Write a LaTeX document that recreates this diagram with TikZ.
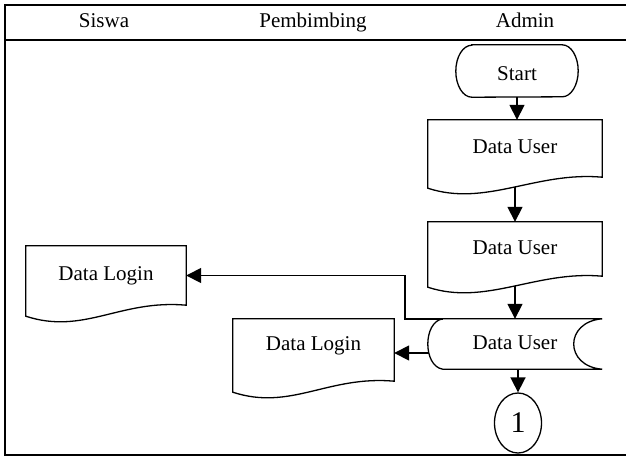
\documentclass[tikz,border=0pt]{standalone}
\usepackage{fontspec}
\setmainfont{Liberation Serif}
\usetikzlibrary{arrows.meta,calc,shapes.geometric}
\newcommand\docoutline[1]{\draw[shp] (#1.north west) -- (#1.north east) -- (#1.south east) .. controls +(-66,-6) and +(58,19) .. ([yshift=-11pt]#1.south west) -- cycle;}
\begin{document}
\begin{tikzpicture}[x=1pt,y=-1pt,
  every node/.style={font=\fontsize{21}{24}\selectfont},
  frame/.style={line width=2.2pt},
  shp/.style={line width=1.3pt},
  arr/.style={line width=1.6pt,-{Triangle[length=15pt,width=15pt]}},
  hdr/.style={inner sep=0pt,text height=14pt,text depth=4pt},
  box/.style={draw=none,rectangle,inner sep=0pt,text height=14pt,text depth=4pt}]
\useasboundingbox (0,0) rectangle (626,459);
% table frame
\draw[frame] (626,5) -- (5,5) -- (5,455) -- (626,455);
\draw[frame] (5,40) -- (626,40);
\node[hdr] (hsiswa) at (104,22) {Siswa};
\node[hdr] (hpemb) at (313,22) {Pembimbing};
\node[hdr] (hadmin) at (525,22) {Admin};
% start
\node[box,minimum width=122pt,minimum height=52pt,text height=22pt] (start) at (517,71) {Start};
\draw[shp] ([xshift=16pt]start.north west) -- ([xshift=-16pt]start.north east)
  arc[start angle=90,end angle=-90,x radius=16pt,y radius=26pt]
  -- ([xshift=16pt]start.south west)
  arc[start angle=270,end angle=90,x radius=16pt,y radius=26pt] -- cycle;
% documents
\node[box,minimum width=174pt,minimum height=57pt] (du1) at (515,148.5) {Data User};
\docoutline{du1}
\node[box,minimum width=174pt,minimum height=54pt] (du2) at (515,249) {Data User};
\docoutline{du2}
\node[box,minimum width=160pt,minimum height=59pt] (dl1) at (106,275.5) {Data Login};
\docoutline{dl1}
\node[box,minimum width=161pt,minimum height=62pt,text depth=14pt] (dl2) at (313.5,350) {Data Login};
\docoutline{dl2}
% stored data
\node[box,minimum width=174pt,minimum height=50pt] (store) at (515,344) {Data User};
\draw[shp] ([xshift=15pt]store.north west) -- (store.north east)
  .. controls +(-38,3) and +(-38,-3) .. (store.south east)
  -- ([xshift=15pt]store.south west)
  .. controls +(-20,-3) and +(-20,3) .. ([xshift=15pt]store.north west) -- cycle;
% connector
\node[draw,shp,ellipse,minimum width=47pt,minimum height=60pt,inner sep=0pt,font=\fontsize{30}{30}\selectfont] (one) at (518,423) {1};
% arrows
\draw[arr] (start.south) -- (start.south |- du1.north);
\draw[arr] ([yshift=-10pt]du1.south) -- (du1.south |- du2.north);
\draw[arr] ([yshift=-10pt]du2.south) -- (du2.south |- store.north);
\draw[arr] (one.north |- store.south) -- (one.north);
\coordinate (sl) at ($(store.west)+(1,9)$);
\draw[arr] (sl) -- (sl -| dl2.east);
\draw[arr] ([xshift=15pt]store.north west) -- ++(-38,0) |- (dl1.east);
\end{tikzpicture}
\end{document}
-.-.-
● **GIVEN INSTRUCTION**
What is needed is an exact reproduction of the data, pictures excluded.

● **TASK RESULT**
Write a LaTeX document that recreates this diagram with TikZ.
\documentclass[tikz,border=0pt]{standalone}
\usepackage{fontspec}
\setmainfont{Liberation Serif}
\usetikzlibrary{arrows.meta,calc,shapes.geometric}
\newcommand\docoutline[1]{\draw[shp] (#1.north west) -- (#1.north east) -- (#1.south east) .. controls +(-66,-6) and +(58,19) .. ([yshift=-11pt]#1.south west) -- cycle;}
\begin{document}
\begin{tikzpicture}[x=1pt,y=-1pt,
  every node/.style={font=\fontsize{21}{24}\selectfont},
  frame/.style={line width=2.2pt},
  shp/.style={line width=1.3pt},
  arr/.style={line width=1.6pt,-{Triangle[length=15pt,width=15pt]}},
  hdr/.style={inner sep=0pt,text height=14pt,text depth=4pt},
  box/.style={draw=none,rectangle,inner sep=0pt,text height=14pt,text depth=4pt}]
\useasboundingbox (0,0) rectangle (626,459);
% table frame
\draw[frame] (626,5) -- (5,5) -- (5,455) -- (626,455);
\draw[frame] (5,40) -- (626,40);
\node[hdr] (hsiswa) at (104,22) {Siswa};
\node[hdr] (hpemb) at (313,22) {Pembimbing};
\node[hdr] (hadmin) at (525,22) {Admin};
% start
\node[box,minimum width=122pt,minimum height=52pt,text height=22pt] (start) at (517,71) {Start};
\draw[shp] ([xshift=16pt]start.north west) -- ([xshift=-16pt]start.north east)
  arc[start angle=90,end angle=-90,x radius=16pt,y radius=26pt]
  -- ([xshift=16pt]start.south west)
  arc[start angle=270,end angle=90,x radius=16pt,y radius=26pt] -- cycle;
% documents
\node[box,minimum width=174pt,minimum height=57pt] (du1) at (515,148.5) {Data User};
\docoutline{du1}
\node[box,minimum width=174pt,minimum height=54pt] (du2) at (515,249) {Data User};
\docoutline{du2}
\node[box,minimum width=160pt,minimum height=59pt] (dl1) at (106,275.5) {Data Login};
\docoutline{dl1}
\node[box,minimum width=161pt,minimum height=62pt,text depth=14pt] (dl2) at (313.5,350) {Data Login};
\docoutline{dl2}
% stored data
\node[box,minimum width=174pt,minimum height=50pt] (store) at (515,344) {Data User};
\draw[shp] ([xshift=15pt]store.north west) -- (store.north east)
  .. controls +(-38,3) and +(-38,-3) .. (store.south east)
  -- ([xshift=15pt]store.south west)
  .. controls +(-20,-3) and +(-20,3) .. ([xshift=15pt]store.north west) -- cycle;
% connector
\node[draw,shp,ellipse,minimum width=47pt,minimum height=60pt,inner sep=0pt,font=\fontsize{30}{30}\selectfont] (one) at (518,423) {1};
% arrows
\draw[arr] (start.south) -- (start.south |- du1.north);
\draw[arr] ([yshift=-10pt]du1.south) -- (du1.south |- du2.north);
\draw[arr] ([yshift=-10pt]du2.south) -- (du2.south |- store.north);
\draw[arr] (one.north |- store.south) -- (one.north);
\coordinate (sl) at ($(store.west)+(1,9)$);
\draw[arr] (sl) -- (sl -| dl2.east);
\draw[arr] ([xshift=15pt]store.north west) -- ++(-38,0) |- (dl1.east);
\end{tikzpicture}
\end{document}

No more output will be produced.